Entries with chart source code
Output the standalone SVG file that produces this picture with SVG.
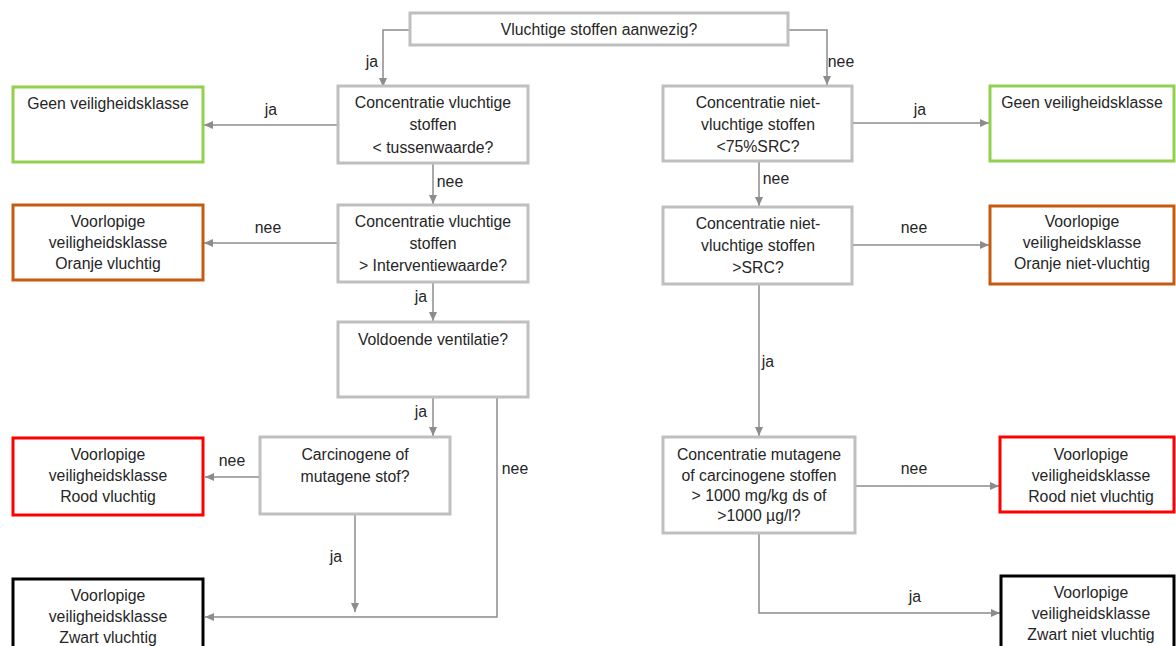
<svg xmlns="http://www.w3.org/2000/svg" width="1176" height="646" viewBox="0 0 1176 646">
<style>
.q{fill:#fff;stroke:#bfbfbf;stroke-width:3}
.g{fill:#fff;stroke:#92d050;stroke-width:3}
.o{fill:#fff;stroke:#c55a11;stroke-width:3}
.r{fill:#fff;stroke:#ff0000;stroke-width:3}
.k{fill:#fff;stroke:#000;stroke-width:3}
text{font-family:"Liberation Sans",Arial,sans-serif;font-size:15.8px;fill:#262626;text-anchor:middle}
.c{fill:none;stroke:#8c8c8c;stroke-width:1.5}
</style>
<defs>
<marker id="a" markerUnits="userSpaceOnUse" markerWidth="10" markerHeight="10" refX="9" refY="5" orient="auto">
<path d="M0,1 L9,5 L0,9 Z" fill="#8c8c8c"/>
</marker>
</defs>
<rect width="1176" height="646" fill="#fff"/>
<g id="connectors">
<path class="c" d="M410,30 H383 V87" marker-end="url(#a)"/>
<path class="c" d="M788,30 H827 V85" marker-end="url(#a)"/>
<path class="c" d="M338,125 H204" marker-end="url(#a)"/>
<path class="c" d="M433,163 V204" marker-end="url(#a)"/>
<path class="c" d="M338,243 H204" marker-end="url(#a)"/>
<path class="c" d="M433,282 V321" marker-end="url(#a)"/>
<path class="c" d="M433,397 V436" marker-end="url(#a)"/>
<path class="c" d="M260,477 H205" marker-end="url(#a)"/>
<path class="c" d="M497,397 V617 H205" marker-end="url(#a)"/>
<path class="c" d="M355,514 V612" marker-end="url(#a)"/>
<path class="c" d="M852,123 H989" marker-end="url(#a)"/>
<path class="c" d="M759,161 V206" marker-end="url(#a)"/>
<path class="c" d="M852,245 H989" marker-end="url(#a)"/>
<path class="c" d="M759,284 V436" marker-end="url(#a)"/>
<path class="c" d="M855,486 H999" marker-end="url(#a)"/>
<path class="c" d="M759,533 V613 H1000" marker-end="url(#a)"/>
<text x="372" y="67">ja</text>
<text x="841" y="67">nee</text>
<text x="271" y="115">ja</text>
<text x="450" y="187">nee</text>
<text x="268" y="233">nee</text>
<text x="421" y="302">ja</text>
<text x="421" y="417">ja</text>
<text x="232" y="466">nee</text>
<text x="515" y="474">nee</text>
<text x="336" y="562">ja</text>
<text x="920" y="115">ja</text>
<text x="776" y="184">nee</text>
<text x="914" y="233">nee</text>
<text x="768" y="367">ja</text>
<text x="914" y="474">nee</text>
<text x="915" y="602">ja</text>
</g>
<g id="start">
<rect class="q" x="410" y="13" width="378" height="32"/>
<text x="599" y="35">Vluchtige stoffen aanwezig?</text>
</g>
<g id="q1">
<rect class="q" x="338" y="86" width="190" height="77"/>
<text x="433" y="108">Concentratie vluchtige</text>
<text x="433" y="130">stoffen</text>
<text x="433" y="153">&lt; tussenwaarde?</text>
</g>
<g id="q2">
<rect class="q" x="338" y="205" width="190" height="77"/>
<text x="433" y="227">Concentratie vluchtige</text>
<text x="433" y="249">stoffen</text>
<text x="433" y="271">&gt; Interventiewaarde?</text>
</g>
<g id="q3">
<rect class="q" x="338" y="322" width="190" height="75"/>
<text x="433" y="345">Voldoende ventilatie?</text>
</g>
<g id="q4">
<rect class="q" x="260" y="437" width="190" height="77"/>
<text x="355" y="460">Carcinogene of</text>
<text x="355" y="482">mutagene stof?</text>
</g>
<g id="l1">
<rect class="g" x="13" y="87" width="190" height="75"/>
<text x="108" y="109">Geen veiligheidsklasse</text>
</g>
<g id="l2">
<rect class="o" x="13" y="205" width="190" height="75"/>
<text x="108" y="227">Voorlopige</text>
<text x="108" y="248">veiligheidsklasse</text>
<text x="108" y="269">Oranje vluchtig</text>
</g>
<g id="l3">
<rect class="r" x="13" y="438" width="190" height="77"/>
<text x="108" y="460">Voorlopige</text>
<text x="108" y="481">veiligheidsklasse</text>
<text x="108" y="502">Rood vluchtig</text>
</g>
<g id="l4">
<rect class="k" x="13" y="579" width="190" height="80"/>
<text x="108" y="601">Voorlopige</text>
<text x="108" y="622">veiligheidsklasse</text>
<text x="108" y="643">Zwart vluchtig</text>
</g>
<g id="r1">
<rect class="q" x="663" y="86" width="189" height="75"/>
<text x="758" y="108">Concentratie niet-</text>
<text x="758" y="130">vluchtige stoffen</text>
<text x="758" y="152">&lt;75%SRC?</text>
</g>
<g id="r2">
<rect class="q" x="663" y="207" width="189" height="77"/>
<text x="758" y="229">Concentratie niet-</text>
<text x="758" y="251">vluchtige stoffen</text>
<text x="758" y="273">&gt;SRC?</text>
</g>
<g id="r3">
<rect class="q" x="663" y="437" width="192" height="96"/>
<text x="759" y="460">Concentratie mutagene</text>
<text x="759" y="481">of carcinogene stoffen</text>
<text x="759" y="501">&gt; 1000 mg/kg ds of</text>
<text x="759" y="521">&gt;1000 µg/l?</text>
</g>
<g id="rl1">
<rect class="g" x="990" y="86" width="184" height="75"/>
<text x="1082" y="108">Geen veiligheidsklasse</text>
</g>
<g id="rl2">
<rect class="o" x="990" y="206" width="184" height="78"/>
<text x="1082" y="227">Voorlopige</text>
<text x="1082" y="248">veiligheidsklasse</text>
<text x="1082" y="269">Oranje niet-vluchtig</text>
</g>
<g id="rl3">
<rect class="r" x="1000" y="437" width="174" height="75"/>
<text x="1091" y="460">Voorlopige</text>
<text x="1091" y="481">veiligheidsklasse</text>
<text x="1091" y="502">Rood niet vluchtig</text>
</g>
<g id="rl4">
<rect class="k" x="1001" y="576" width="173" height="85"/>
<text x="1091" y="598">Voorlopige</text>
<text x="1091" y="619">veiligheidsklasse</text>
<text x="1091" y="640">Zwart niet vluchtig</text>
</g>
</svg>
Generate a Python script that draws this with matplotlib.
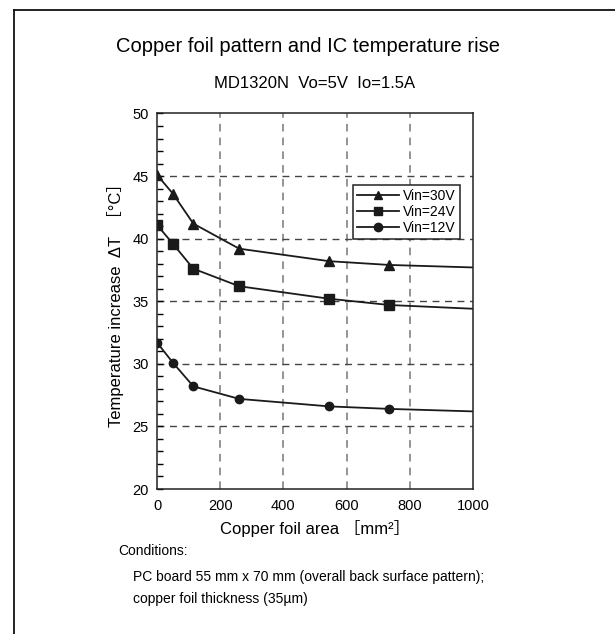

TASK DESCRIPTION
Skip every picture and transcribe the data above exactly.

ANSWER TO THIS PROBLEM
Output the standalone SVG file that produces this picture with SVG.
<svg xmlns="http://www.w3.org/2000/svg" width="1176" height="646" viewBox="0 0 1176 646">
<style>
.q{fill:#fff;stroke:#bfbfbf;stroke-width:3}
.g{fill:#fff;stroke:#92d050;stroke-width:3}
.o{fill:#fff;stroke:#c55a11;stroke-width:3}
.r{fill:#fff;stroke:#ff0000;stroke-width:3}
.k{fill:#fff;stroke:#000;stroke-width:3}
text{font-family:"Liberation Sans",Arial,sans-serif;font-size:15.8px;fill:#262626;text-anchor:middle}
.c{fill:none;stroke:#8c8c8c;stroke-width:1.5}
</style>
<defs>
<marker id="a" markerUnits="userSpaceOnUse" markerWidth="10" markerHeight="10" refX="9" refY="5" orient="auto">
<path d="M0,1 L9,5 L0,9 Z" fill="#8c8c8c"/>
</marker>
</defs>
<rect width="1176" height="646" fill="#fff"/>
<g id="connectors">
<path class="c" d="M410,30 H383 V87" marker-end="url(#a)"/>
<path class="c" d="M788,30 H827 V85" marker-end="url(#a)"/>
<path class="c" d="M338,125 H204" marker-end="url(#a)"/>
<path class="c" d="M433,163 V204" marker-end="url(#a)"/>
<path class="c" d="M338,243 H204" marker-end="url(#a)"/>
<path class="c" d="M433,282 V321" marker-end="url(#a)"/>
<path class="c" d="M433,397 V436" marker-end="url(#a)"/>
<path class="c" d="M260,477 H205" marker-end="url(#a)"/>
<path class="c" d="M497,397 V617 H205" marker-end="url(#a)"/>
<path class="c" d="M355,514 V612" marker-end="url(#a)"/>
<path class="c" d="M852,123 H989" marker-end="url(#a)"/>
<path class="c" d="M759,161 V206" marker-end="url(#a)"/>
<path class="c" d="M852,245 H989" marker-end="url(#a)"/>
<path class="c" d="M759,284 V436" marker-end="url(#a)"/>
<path class="c" d="M855,486 H999" marker-end="url(#a)"/>
<path class="c" d="M759,533 V613 H1000" marker-end="url(#a)"/>
<text x="372" y="67">ja</text>
<text x="841" y="67">nee</text>
<text x="271" y="115">ja</text>
<text x="450" y="187">nee</text>
<text x="268" y="233">nee</text>
<text x="421" y="302">ja</text>
<text x="421" y="417">ja</text>
<text x="232" y="466">nee</text>
<text x="515" y="474">nee</text>
<text x="336" y="562">ja</text>
<text x="920" y="115">ja</text>
<text x="776" y="184">nee</text>
<text x="914" y="233">nee</text>
<text x="768" y="367">ja</text>
<text x="914" y="474">nee</text>
<text x="915" y="602">ja</text>
</g>
<g id="start">
<rect class="q" x="410" y="13" width="378" height="32"/>
<text x="599" y="35">Vluchtige stoffen aanwezig?</text>
</g>
<g id="q1">
<rect class="q" x="338" y="86" width="190" height="77"/>
<text x="433" y="108">Concentratie vluchtige</text>
<text x="433" y="130">stoffen</text>
<text x="433" y="153">&lt; tussenwaarde?</text>
</g>
<g id="q2">
<rect class="q" x="338" y="205" width="190" height="77"/>
<text x="433" y="227">Concentratie vluchtige</text>
<text x="433" y="249">stoffen</text>
<text x="433" y="271">&gt; Interventiewaarde?</text>
</g>
<g id="q3">
<rect class="q" x="338" y="322" width="190" height="75"/>
<text x="433" y="345">Voldoende ventilatie?</text>
</g>
<g id="q4">
<rect class="q" x="260" y="437" width="190" height="77"/>
<text x="355" y="460">Carcinogene of</text>
<text x="355" y="482">mutagene stof?</text>
</g>
<g id="l1">
<rect class="g" x="13" y="87" width="190" height="75"/>
<text x="108" y="109">Geen veiligheidsklasse</text>
</g>
<g id="l2">
<rect class="o" x="13" y="205" width="190" height="75"/>
<text x="108" y="227">Voorlopige</text>
<text x="108" y="248">veiligheidsklasse</text>
<text x="108" y="269">Oranje vluchtig</text>
</g>
<g id="l3">
<rect class="r" x="13" y="438" width="190" height="77"/>
<text x="108" y="460">Voorlopige</text>
<text x="108" y="481">veiligheidsklasse</text>
<text x="108" y="502">Rood vluchtig</text>
</g>
<g id="l4">
<rect class="k" x="13" y="579" width="190" height="80"/>
<text x="108" y="601">Voorlopige</text>
<text x="108" y="622">veiligheidsklasse</text>
<text x="108" y="643">Zwart vluchtig</text>
</g>
<g id="r1">
<rect class="q" x="663" y="86" width="189" height="75"/>
<text x="758" y="108">Concentratie niet-</text>
<text x="758" y="130">vluchtige stoffen</text>
<text x="758" y="152">&lt;75%SRC?</text>
</g>
<g id="r2">
<rect class="q" x="663" y="207" width="189" height="77"/>
<text x="758" y="229">Concentratie niet-</text>
<text x="758" y="251">vluchtige stoffen</text>
<text x="758" y="273">&gt;SRC?</text>
</g>
<g id="r3">
<rect class="q" x="663" y="437" width="192" height="96"/>
<text x="759" y="460">Concentratie mutagene</text>
<text x="759" y="481">of carcinogene stoffen</text>
<text x="759" y="501">&gt; 1000 mg/kg ds of</text>
<text x="759" y="521">&gt;1000 µg/l?</text>
</g>
<g id="rl1">
<rect class="g" x="990" y="86" width="184" height="75"/>
<text x="1082" y="108">Geen veiligheidsklasse</text>
</g>
<g id="rl2">
<rect class="o" x="990" y="206" width="184" height="78"/>
<text x="1082" y="227">Voorlopige</text>
<text x="1082" y="248">veiligheidsklasse</text>
<text x="1082" y="269">Oranje niet-vluchtig</text>
</g>
<g id="rl3">
<rect class="r" x="1000" y="437" width="174" height="75"/>
<text x="1091" y="460">Voorlopige</text>
<text x="1091" y="481">veiligheidsklasse</text>
<text x="1091" y="502">Rood niet vluchtig</text>
</g>
<g id="rl4">
<rect class="k" x="1001" y="576" width="173" height="85"/>
<text x="1091" y="598">Voorlopige</text>
<text x="1091" y="619">veiligheidsklasse</text>
<text x="1091" y="640">Zwart niet vluchtig</text>
</g>
</svg>
Generate a Python script that draws this with matplotlib.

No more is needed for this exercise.